Optimizing Diagnostic Stewardship of Bacteremia in Critically Ill Children

From the 2021 HVPAA National Conference

Danielle Maholtz (Cincinnati Children’s Hospital Medical Center), Maya Dewan, James Odum, Garret Williams, Maria Frazier, Charles Spear


Severe sepsis has a prevalence of 8.2% in hospitalized children with a morality rate of 25% [1, 2]. Bacteremia is a major cause of sepsis. The current gold standard to diagnose bacteremia is blood culture, with a yield of only 5-15% and false positive rates up to 50% [3-5]. Cultures drawn from central venous catheters (CVC) have an even higher false positive rate than peripherally drawn samples. These diagnostic errors lead to unnecessary antibiotic administration. This puts children at risk for harmful side effects from medication exposure and increases hospital length of stay and cost. Common indicators, such as fever and leukocytosis, have low correlation with positive blood cultures (5-10%) [6]. Preliminary work has shown that reduction in unnecessary blood cultures in PICU patients is feasible and safe [7]. The Bright STAR QI collaborative convened a multidisciplinary team to review this work and provide consensus recommendations to standardize blood culture practices in critically ill children [8]. We sought to adapt these guidelines to our key stakeholders and patient population to reduce avoidable blood culture collection.


We seek to adapt and implement an algorithm to reduce avoidable blood culture collection rates in critically ill children at CCHMC.


We applied improvement science to develop and evaluate a blood culture algorithm and, employing staff feedback to inform frequent assessment and process changes. Our algorithm was developed with guidance from previously published pathways. Our course was guided by the experience of a multidisciplinary team including Infectious Disease (ID) and Immunocompromised ID physicians. This approach allowed for the collaborative development of a process to identify patients most at risk for bacteremia. We included all patients admitted to our PICU. Our main interventions focused on staff education on the algorithm and building our workflow into Epic and our daily rounding process to automate our unit approach collecting blood cultures.


We saw a decrease from 17 to 15 in our primary outcome measure of blood culture rate per 100 patient days. During this time period, our PICU CLABSI rate decreased by 38% and 100% of the positive samples collected were compliant with our algorithm. Through our sepsis collaborative we found no increase in delayed sepsis recognition with application of our algorithm.

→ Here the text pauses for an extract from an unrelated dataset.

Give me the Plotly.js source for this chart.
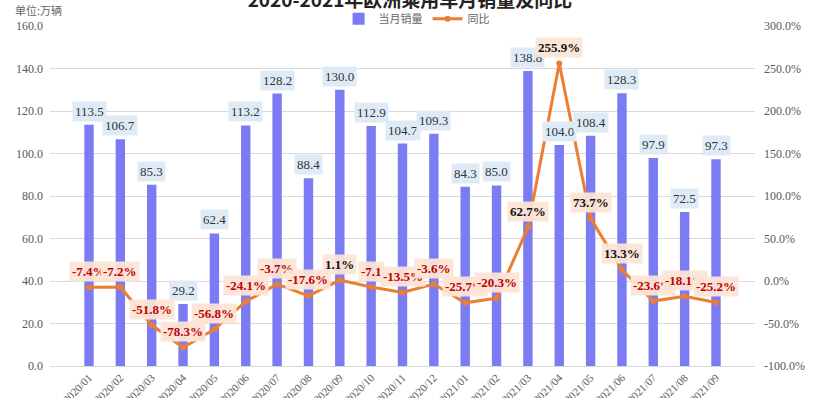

A systematic approach can safely reduce blood culture collection rates in critically ill children. Our limiting factors included rapid staff turnover requiring frequent education and the impact of COVID on our patient population. We addressed staff turnover by building our workflow into Epic and daily patient rounds. During COVID, we had increased admissions of high risk immunocompromised patients and were restricted by consultants who frequently recommended blood cultures not indicated by our algorithm. We also saw decreased low-risk surgical and viral respiratory illness patients who have previously most benefitted from application of similar algorithms. Future improvements may be made with increased engagement and education of consulting clinicians.

Clinical Implications

General application of the blood culture collection consensus recommendations would allow for universal standardization of blood culture collection practices. The potential reduction in blood culture collection rates could greatly improve patient outcomes and reduce hospital costs.